Подтверждение факта уничтожения людей нацистами сильно повлияло на мои взгляды на идущую войну. Я всегда, как я не раз уже упоминал, был сторонником сближения с Германией вне зависимости от ее политической системы, также я всегда считал, что, если дойдет до войны с Гитлером, это будет война не на жизнь, а на смерть. Во время моих предвоенных поездок в Германию у меня сложилось впечатление, что Германия стоит перед дилеммой: либо союз с Польшей, либо ее уничтожение. Я не раз участвовал в дискуссиях на тему польско-немецких отношений, но после того, как кремационные печи стали реальностью и в них уничтожались тысячи людей, у меня не осталось и тени сомнения: Гитлер и гитлеризм должны быть уничтожены, существование нацизма угрожает самому существованию человечества. Более того, с Гитлером следовало бороться даже в том случае, если интересы Польши требовали поисков компромисса. Несмотря на все, что я пережил и знал о Советском Союзе, мне казалось, что советская система не может, неспособна зайти так далеко, как зашел Гитлер. Я сомневался, что мои товарищи по козельскому лагерю еще живы, но я и не верил в возможность их массовой и запланированной ликвидации.

Как-то после беседы с послом ксендз Кухарский сообщил мне, что епископ Гавлина хотел бы со мною встретиться для беседы в тесном кругу и приглашает меня на обед. Честно сказать, я был удивлен, что среди обитателей польского посольства находится и полевой епископ польской армии. Как оказалось, он часто бывал в польских подразделениях в Северной Африке и в советской Средней Азии, встречался и с только что освобожденными из лагерей поляками. Мне кажется, сам факт поездок епископа в Казахстан для встречи с польскими воинами хорошо иллюстрирует тот хаос и панику, которая охватила Советский Союз в первый год войны.

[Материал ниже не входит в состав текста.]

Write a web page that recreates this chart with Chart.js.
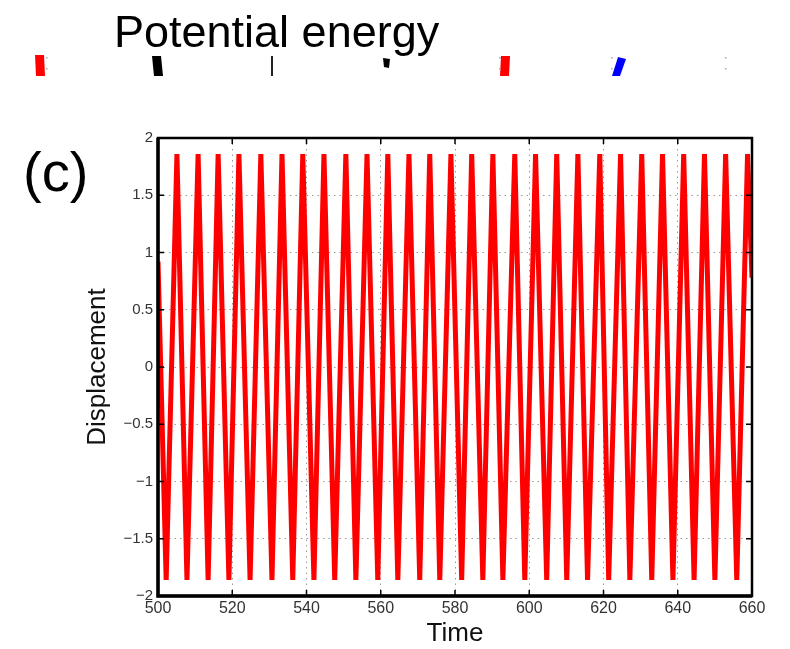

Епископа очень волновала судьба пропавших польских офицеров, но не менее сильно его интересовала и советская лагерная система и моральный климат в ней. Я сказал ему, что мне представляется, в советских лагерях нет той преднамеренной жестокости, которая, по сообщениям, царила в немецких концлагерях, и что высокая смертность советских заключенных является следствием системы, а не людей, большинство из которых лишь под огромным давлением проводят политику центральных властей. Сообщил я ему и мое наблюдение, что с приходом Берия к человеческой жизни стали относиться более гуманно. И это, на мой взгляд, говорит о том, что наши офицеры не могли быть расстреляны. Хотя, с другой стороны, трудно было себе вообразить такую катастрофу, при которой все они могли погибнуть. Особенно, если учесть, что размещались пленные офицеры в трех лагерях, отдаленных друг от друга сотнями километров.